Dec 27, 2007 - 5:50:15 PM

THURSDAY DEC 27, 2007 (Foodconsumer.org) -- New Jersey State became the nation's first to force pregnant women to receive HIV testing during pregnancy.   But a new study claimed that the current screening protocol is not as effective as thought.

The study led by Patterson KB from the University of North Carolina at Chapel Hill and colleagues showed that among six infected babies whose mothers participated in North Carolina's Screening and Tracing Active Transmission Program, mothers of three babies tested positive for HIV antibody during pregnancy while mothers of another three tested negative.

The problem, according to the researchers, is that the universal prenatal HIV antibody testing is not sensitive enough to detect the so-called acute HIV infection which may not have caused much of the antibody to be detected by the time the testing was performed.

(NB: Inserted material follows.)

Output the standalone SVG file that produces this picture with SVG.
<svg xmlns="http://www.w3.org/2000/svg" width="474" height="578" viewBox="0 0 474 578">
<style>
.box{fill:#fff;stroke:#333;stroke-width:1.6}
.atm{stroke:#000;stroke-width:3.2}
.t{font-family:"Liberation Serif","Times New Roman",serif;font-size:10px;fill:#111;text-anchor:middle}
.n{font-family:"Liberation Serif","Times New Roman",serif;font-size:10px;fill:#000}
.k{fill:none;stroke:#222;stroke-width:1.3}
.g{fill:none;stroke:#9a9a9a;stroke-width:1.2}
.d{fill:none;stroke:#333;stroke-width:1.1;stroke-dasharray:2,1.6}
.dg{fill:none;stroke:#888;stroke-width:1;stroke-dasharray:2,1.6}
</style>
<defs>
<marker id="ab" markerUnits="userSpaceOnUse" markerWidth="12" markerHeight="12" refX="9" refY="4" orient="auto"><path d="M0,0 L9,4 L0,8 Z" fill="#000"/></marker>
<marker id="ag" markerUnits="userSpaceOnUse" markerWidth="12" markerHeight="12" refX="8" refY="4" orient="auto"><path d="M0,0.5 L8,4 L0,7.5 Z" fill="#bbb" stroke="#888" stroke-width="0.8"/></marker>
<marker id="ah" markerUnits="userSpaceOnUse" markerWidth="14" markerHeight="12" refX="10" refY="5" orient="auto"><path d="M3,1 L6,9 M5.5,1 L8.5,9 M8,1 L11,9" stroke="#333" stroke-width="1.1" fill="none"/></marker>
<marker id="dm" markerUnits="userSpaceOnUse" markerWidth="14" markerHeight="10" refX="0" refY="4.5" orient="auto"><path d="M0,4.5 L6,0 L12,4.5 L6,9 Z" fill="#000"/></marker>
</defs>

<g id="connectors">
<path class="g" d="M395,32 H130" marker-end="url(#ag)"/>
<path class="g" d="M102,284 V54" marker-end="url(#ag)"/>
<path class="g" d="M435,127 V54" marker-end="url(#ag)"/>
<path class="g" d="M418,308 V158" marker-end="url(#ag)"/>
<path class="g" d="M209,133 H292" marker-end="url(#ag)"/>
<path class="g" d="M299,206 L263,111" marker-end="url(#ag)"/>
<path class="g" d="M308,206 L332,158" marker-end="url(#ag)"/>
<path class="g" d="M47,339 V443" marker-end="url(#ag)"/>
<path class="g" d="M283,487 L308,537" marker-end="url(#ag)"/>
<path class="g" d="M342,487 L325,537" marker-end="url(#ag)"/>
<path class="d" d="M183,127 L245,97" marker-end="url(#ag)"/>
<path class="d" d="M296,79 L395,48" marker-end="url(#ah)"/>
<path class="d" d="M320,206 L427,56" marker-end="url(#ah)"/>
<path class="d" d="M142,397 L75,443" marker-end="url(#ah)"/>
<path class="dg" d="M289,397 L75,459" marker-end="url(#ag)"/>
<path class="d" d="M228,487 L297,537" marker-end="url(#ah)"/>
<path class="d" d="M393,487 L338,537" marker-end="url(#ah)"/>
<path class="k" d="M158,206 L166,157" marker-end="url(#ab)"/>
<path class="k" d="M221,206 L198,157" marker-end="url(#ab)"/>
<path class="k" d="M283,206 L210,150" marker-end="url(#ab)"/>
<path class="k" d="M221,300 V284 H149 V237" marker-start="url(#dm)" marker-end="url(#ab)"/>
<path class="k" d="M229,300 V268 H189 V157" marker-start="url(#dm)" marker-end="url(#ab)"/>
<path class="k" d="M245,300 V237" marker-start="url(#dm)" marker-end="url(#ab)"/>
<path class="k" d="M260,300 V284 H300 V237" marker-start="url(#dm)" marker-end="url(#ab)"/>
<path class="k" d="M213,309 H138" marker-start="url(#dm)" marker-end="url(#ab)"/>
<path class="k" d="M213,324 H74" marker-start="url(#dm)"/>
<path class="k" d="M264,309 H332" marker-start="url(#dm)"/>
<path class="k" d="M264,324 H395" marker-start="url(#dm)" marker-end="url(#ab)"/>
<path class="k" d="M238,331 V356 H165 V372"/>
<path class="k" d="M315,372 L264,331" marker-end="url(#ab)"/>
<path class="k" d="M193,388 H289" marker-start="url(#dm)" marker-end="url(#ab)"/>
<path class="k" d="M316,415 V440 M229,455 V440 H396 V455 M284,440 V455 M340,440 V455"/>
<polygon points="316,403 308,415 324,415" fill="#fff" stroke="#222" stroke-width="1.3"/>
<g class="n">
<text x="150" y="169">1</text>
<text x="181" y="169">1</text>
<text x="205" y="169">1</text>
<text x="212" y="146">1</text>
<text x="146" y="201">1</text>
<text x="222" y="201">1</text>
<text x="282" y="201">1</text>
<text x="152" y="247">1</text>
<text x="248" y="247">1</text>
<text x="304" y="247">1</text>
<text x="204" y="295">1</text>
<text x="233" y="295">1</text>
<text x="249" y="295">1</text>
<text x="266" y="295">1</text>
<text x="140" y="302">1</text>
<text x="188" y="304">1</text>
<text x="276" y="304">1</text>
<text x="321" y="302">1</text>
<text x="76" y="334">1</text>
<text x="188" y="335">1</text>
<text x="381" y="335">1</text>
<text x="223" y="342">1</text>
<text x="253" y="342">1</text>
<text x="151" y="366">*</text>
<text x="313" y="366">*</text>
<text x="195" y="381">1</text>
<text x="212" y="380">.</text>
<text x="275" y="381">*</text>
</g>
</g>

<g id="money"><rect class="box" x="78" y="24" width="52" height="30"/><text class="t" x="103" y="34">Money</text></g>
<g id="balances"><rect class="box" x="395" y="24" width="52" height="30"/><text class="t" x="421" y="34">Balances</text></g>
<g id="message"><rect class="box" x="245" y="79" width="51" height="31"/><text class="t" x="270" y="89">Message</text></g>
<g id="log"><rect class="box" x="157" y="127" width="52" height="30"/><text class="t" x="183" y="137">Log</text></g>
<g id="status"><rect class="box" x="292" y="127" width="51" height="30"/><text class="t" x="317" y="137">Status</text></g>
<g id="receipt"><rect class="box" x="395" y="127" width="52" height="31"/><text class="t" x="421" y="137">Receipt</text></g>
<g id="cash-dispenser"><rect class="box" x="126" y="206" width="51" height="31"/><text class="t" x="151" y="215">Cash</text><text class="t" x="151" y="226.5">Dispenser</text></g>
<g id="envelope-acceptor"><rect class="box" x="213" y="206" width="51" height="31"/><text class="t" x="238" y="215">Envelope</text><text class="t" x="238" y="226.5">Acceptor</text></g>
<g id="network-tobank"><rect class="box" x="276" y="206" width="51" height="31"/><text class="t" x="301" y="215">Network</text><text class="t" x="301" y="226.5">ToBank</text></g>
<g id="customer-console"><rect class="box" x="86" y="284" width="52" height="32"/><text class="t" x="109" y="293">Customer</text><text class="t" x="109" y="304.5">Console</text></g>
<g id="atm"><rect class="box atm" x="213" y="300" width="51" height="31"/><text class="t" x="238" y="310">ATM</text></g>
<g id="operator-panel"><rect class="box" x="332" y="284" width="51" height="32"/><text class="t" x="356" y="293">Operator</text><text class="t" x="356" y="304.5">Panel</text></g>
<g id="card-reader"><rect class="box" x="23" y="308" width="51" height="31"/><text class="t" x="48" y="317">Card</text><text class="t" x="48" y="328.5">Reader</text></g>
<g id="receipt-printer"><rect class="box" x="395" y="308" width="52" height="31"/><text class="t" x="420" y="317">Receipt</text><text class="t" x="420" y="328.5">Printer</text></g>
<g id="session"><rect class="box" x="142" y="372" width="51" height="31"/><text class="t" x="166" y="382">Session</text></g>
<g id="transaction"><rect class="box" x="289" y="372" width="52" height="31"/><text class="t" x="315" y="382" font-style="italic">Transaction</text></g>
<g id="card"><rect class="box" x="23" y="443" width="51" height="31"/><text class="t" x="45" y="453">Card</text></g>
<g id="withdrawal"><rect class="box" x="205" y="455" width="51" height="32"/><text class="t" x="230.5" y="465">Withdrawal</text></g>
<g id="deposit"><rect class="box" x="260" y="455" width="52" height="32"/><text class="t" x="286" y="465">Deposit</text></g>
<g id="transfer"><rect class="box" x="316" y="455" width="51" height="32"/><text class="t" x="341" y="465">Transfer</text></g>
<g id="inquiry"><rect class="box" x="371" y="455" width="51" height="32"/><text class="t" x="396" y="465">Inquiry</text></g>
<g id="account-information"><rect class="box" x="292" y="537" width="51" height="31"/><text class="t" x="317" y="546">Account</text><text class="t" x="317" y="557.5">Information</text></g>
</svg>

Patterson and colleagues found between Nov.1, 2002 and April 30, 2005, 443 women among the participants of the STAT program were HIV positive by antibody testing. But 15 who were HIV antibody negative by antibody testing were later found positive for HIV by RNA testing.

The senate of the State of New Jersey passed legislation to mandate pregnant women to receive HIV testing early on Wednesday, but the legislature body did not address any efficacy of the testing methodology.   Critics, however, said that the move deprived women's rights to make medical decisions and violated their privacy.

 

Source:

 

AIDS. 2007 Nov 12;21(17):2303-8.

Frequent detection of acute HIV infection in pregnant women.Patterson KB, Leone PA, Fiscus SA, Kuruc J, McCoy SI, Wolf L, Foust E, Williams D, Eron JJ, Pilcher CD.

School of Medicine, University of North Carolina at Chapel Hill, Chapel Hill, NC 27599, USA.